━━━ Supplied material

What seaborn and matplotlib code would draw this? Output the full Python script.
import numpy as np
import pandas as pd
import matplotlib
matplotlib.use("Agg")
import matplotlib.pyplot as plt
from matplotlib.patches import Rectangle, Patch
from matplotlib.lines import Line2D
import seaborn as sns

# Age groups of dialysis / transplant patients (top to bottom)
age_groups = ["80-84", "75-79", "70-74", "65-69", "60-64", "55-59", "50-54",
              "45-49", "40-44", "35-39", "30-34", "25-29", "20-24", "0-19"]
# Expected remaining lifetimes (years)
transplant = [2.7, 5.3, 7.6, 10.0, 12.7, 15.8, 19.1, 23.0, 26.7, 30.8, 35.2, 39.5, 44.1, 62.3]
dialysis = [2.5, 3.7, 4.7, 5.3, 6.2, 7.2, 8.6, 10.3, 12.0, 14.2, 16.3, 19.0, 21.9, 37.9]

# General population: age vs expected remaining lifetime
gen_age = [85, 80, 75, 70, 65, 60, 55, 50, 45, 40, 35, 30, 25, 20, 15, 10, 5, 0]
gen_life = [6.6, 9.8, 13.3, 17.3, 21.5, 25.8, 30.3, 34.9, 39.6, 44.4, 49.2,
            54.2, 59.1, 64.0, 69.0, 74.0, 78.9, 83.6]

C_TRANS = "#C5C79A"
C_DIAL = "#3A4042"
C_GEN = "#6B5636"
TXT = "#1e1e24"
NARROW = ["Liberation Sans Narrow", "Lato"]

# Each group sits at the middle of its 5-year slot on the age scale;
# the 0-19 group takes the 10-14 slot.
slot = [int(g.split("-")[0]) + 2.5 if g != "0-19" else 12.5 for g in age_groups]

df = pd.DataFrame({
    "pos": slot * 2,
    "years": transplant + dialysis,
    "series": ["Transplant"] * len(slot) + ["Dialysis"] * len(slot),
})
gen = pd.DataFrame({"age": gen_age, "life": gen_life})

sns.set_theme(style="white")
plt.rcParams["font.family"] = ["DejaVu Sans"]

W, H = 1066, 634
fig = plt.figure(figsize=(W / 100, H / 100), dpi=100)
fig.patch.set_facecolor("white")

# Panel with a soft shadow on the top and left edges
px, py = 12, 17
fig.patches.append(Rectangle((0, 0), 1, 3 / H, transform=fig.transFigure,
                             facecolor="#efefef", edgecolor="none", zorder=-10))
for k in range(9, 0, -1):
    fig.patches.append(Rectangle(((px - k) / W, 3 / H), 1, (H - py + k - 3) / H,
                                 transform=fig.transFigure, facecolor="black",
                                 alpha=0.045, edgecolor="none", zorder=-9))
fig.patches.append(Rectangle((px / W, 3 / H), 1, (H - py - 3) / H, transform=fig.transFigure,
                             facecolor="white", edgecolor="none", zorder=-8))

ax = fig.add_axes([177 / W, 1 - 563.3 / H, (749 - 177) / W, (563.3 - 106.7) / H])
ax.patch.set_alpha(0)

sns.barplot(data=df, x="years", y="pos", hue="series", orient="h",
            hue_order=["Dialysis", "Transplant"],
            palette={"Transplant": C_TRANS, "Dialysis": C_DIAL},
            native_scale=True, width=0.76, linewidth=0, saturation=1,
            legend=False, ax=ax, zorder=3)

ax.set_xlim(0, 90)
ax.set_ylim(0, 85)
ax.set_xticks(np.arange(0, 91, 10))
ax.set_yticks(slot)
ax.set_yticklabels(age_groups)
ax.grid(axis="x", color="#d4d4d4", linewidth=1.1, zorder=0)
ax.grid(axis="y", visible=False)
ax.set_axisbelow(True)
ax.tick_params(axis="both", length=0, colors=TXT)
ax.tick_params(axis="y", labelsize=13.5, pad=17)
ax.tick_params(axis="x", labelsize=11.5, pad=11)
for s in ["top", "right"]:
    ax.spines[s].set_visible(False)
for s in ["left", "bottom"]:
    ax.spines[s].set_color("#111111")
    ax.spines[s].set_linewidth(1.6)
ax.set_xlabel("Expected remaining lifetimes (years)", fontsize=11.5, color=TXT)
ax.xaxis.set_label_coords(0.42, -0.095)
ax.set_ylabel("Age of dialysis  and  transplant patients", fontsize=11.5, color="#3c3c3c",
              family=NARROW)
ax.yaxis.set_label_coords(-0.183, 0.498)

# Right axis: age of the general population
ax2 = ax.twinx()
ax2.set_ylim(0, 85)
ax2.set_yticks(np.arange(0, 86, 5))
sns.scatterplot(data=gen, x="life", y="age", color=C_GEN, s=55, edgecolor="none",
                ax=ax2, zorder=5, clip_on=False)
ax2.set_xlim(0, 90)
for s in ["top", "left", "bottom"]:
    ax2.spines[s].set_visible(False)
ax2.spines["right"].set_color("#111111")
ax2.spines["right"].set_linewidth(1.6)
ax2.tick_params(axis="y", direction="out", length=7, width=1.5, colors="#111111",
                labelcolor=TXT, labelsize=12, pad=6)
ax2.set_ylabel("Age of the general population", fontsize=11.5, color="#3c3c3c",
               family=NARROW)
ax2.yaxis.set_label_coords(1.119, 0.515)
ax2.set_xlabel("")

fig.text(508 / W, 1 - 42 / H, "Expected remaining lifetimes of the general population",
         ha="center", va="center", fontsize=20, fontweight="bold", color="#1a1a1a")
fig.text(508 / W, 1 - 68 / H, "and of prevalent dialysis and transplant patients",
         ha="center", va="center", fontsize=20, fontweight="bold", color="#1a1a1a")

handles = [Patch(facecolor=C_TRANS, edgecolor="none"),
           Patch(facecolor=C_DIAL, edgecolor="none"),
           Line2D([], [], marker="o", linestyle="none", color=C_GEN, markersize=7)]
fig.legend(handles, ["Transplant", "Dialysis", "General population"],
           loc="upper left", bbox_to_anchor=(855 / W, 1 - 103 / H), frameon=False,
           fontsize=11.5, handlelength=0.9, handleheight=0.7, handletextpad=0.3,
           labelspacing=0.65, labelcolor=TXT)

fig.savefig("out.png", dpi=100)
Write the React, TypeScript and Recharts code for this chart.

━━━━━━

# [Requirement]
Restate the whole of the material exactly.

# [Task solution]
What seaborn and matplotlib code would draw this? Output the full Python script.
import numpy as np
import pandas as pd
import matplotlib
matplotlib.use("Agg")
import matplotlib.pyplot as plt
from matplotlib.patches import Rectangle, Patch
from matplotlib.lines import Line2D
import seaborn as sns

# Age groups of dialysis / transplant patients (top to bottom)
age_groups = ["80-84", "75-79", "70-74", "65-69", "60-64", "55-59", "50-54",
              "45-49", "40-44", "35-39", "30-34", "25-29", "20-24", "0-19"]
# Expected remaining lifetimes (years)
transplant = [2.7, 5.3, 7.6, 10.0, 12.7, 15.8, 19.1, 23.0, 26.7, 30.8, 35.2, 39.5, 44.1, 62.3]
dialysis = [2.5, 3.7, 4.7, 5.3, 6.2, 7.2, 8.6, 10.3, 12.0, 14.2, 16.3, 19.0, 21.9, 37.9]

# General population: age vs expected remaining lifetime
gen_age = [85, 80, 75, 70, 65, 60, 55, 50, 45, 40, 35, 30, 25, 20, 15, 10, 5, 0]
gen_life = [6.6, 9.8, 13.3, 17.3, 21.5, 25.8, 30.3, 34.9, 39.6, 44.4, 49.2,
            54.2, 59.1, 64.0, 69.0, 74.0, 78.9, 83.6]

C_TRANS = "#C5C79A"
C_DIAL = "#3A4042"
C_GEN = "#6B5636"
TXT = "#1e1e24"
NARROW = ["Liberation Sans Narrow", "Lato"]

# Each group sits at the middle of its 5-year slot on the age scale;
# the 0-19 group takes the 10-14 slot.
slot = [int(g.split("-")[0]) + 2.5 if g != "0-19" else 12.5 for g in age_groups]

df = pd.DataFrame({
    "pos": slot * 2,
    "years": transplant + dialysis,
    "series": ["Transplant"] * len(slot) + ["Dialysis"] * len(slot),
})
gen = pd.DataFrame({"age": gen_age, "life": gen_life})

sns.set_theme(style="white")
plt.rcParams["font.family"] = ["DejaVu Sans"]

W, H = 1066, 634
fig = plt.figure(figsize=(W / 100, H / 100), dpi=100)
fig.patch.set_facecolor("white")

# Panel with a soft shadow on the top and left edges
px, py = 12, 17
fig.patches.append(Rectangle((0, 0), 1, 3 / H, transform=fig.transFigure,
                             facecolor="#efefef", edgecolor="none", zorder=-10))
for k in range(9, 0, -1):
    fig.patches.append(Rectangle(((px - k) / W, 3 / H), 1, (H - py + k - 3) / H,
                                 transform=fig.transFigure, facecolor="black",
                                 alpha=0.045, edgecolor="none", zorder=-9))
fig.patches.append(Rectangle((px / W, 3 / H), 1, (H - py - 3) / H, transform=fig.transFigure,
                             facecolor="white", edgecolor="none", zorder=-8))

ax = fig.add_axes([177 / W, 1 - 563.3 / H, (749 - 177) / W, (563.3 - 106.7) / H])
ax.patch.set_alpha(0)

sns.barplot(data=df, x="years", y="pos", hue="series", orient="h",
            hue_order=["Dialysis", "Transplant"],
            palette={"Transplant": C_TRANS, "Dialysis": C_DIAL},
            native_scale=True, width=0.76, linewidth=0, saturation=1,
            legend=False, ax=ax, zorder=3)

ax.set_xlim(0, 90)
ax.set_ylim(0, 85)
ax.set_xticks(np.arange(0, 91, 10))
ax.set_yticks(slot)
ax.set_yticklabels(age_groups)
ax.grid(axis="x", color="#d4d4d4", linewidth=1.1, zorder=0)
ax.grid(axis="y", visible=False)
ax.set_axisbelow(True)
ax.tick_params(axis="both", length=0, colors=TXT)
ax.tick_params(axis="y", labelsize=13.5, pad=17)
ax.tick_params(axis="x", labelsize=11.5, pad=11)
for s in ["top", "right"]:
    ax.spines[s].set_visible(False)
for s in ["left", "bottom"]:
    ax.spines[s].set_color("#111111")
    ax.spines[s].set_linewidth(1.6)
ax.set_xlabel("Expected remaining lifetimes (years)", fontsize=11.5, color=TXT)
ax.xaxis.set_label_coords(0.42, -0.095)
ax.set_ylabel("Age of dialysis  and  transplant patients", fontsize=11.5, color="#3c3c3c",
              family=NARROW)
ax.yaxis.set_label_coords(-0.183, 0.498)

# Right axis: age of the general population
ax2 = ax.twinx()
ax2.set_ylim(0, 85)
ax2.set_yticks(np.arange(0, 86, 5))
sns.scatterplot(data=gen, x="life", y="age", color=C_GEN, s=55, edgecolor="none",
                ax=ax2, zorder=5, clip_on=False)
ax2.set_xlim(0, 90)
for s in ["top", "left", "bottom"]:
    ax2.spines[s].set_visible(False)
ax2.spines["right"].set_color("#111111")
ax2.spines["right"].set_linewidth(1.6)
ax2.tick_params(axis="y", direction="out", length=7, width=1.5, colors="#111111",
                labelcolor=TXT, labelsize=12, pad=6)
ax2.set_ylabel("Age of the general population", fontsize=11.5, color="#3c3c3c",
               family=NARROW)
ax2.yaxis.set_label_coords(1.119, 0.515)
ax2.set_xlabel("")

fig.text(508 / W, 1 - 42 / H, "Expected remaining lifetimes of the general population",
         ha="center", va="center", fontsize=20, fontweight="bold", color="#1a1a1a")
fig.text(508 / W, 1 - 68 / H, "and of prevalent dialysis and transplant patients",
         ha="center", va="center", fontsize=20, fontweight="bold", color="#1a1a1a")

handles = [Patch(facecolor=C_TRANS, edgecolor="none"),
           Patch(facecolor=C_DIAL, edgecolor="none"),
           Line2D([], [], marker="o", linestyle="none", color=C_GEN, markersize=7)]
fig.legend(handles, ["Transplant", "Dialysis", "General population"],
           loc="upper left", bbox_to_anchor=(855 / W, 1 - 103 / H), frameon=False,
           fontsize=11.5, handlelength=0.9, handleheight=0.7, handletextpad=0.3,
           labelspacing=0.65, labelcolor=TXT)

fig.savefig("out.png", dpi=100)
Write the React, TypeScript and Recharts code for this chart.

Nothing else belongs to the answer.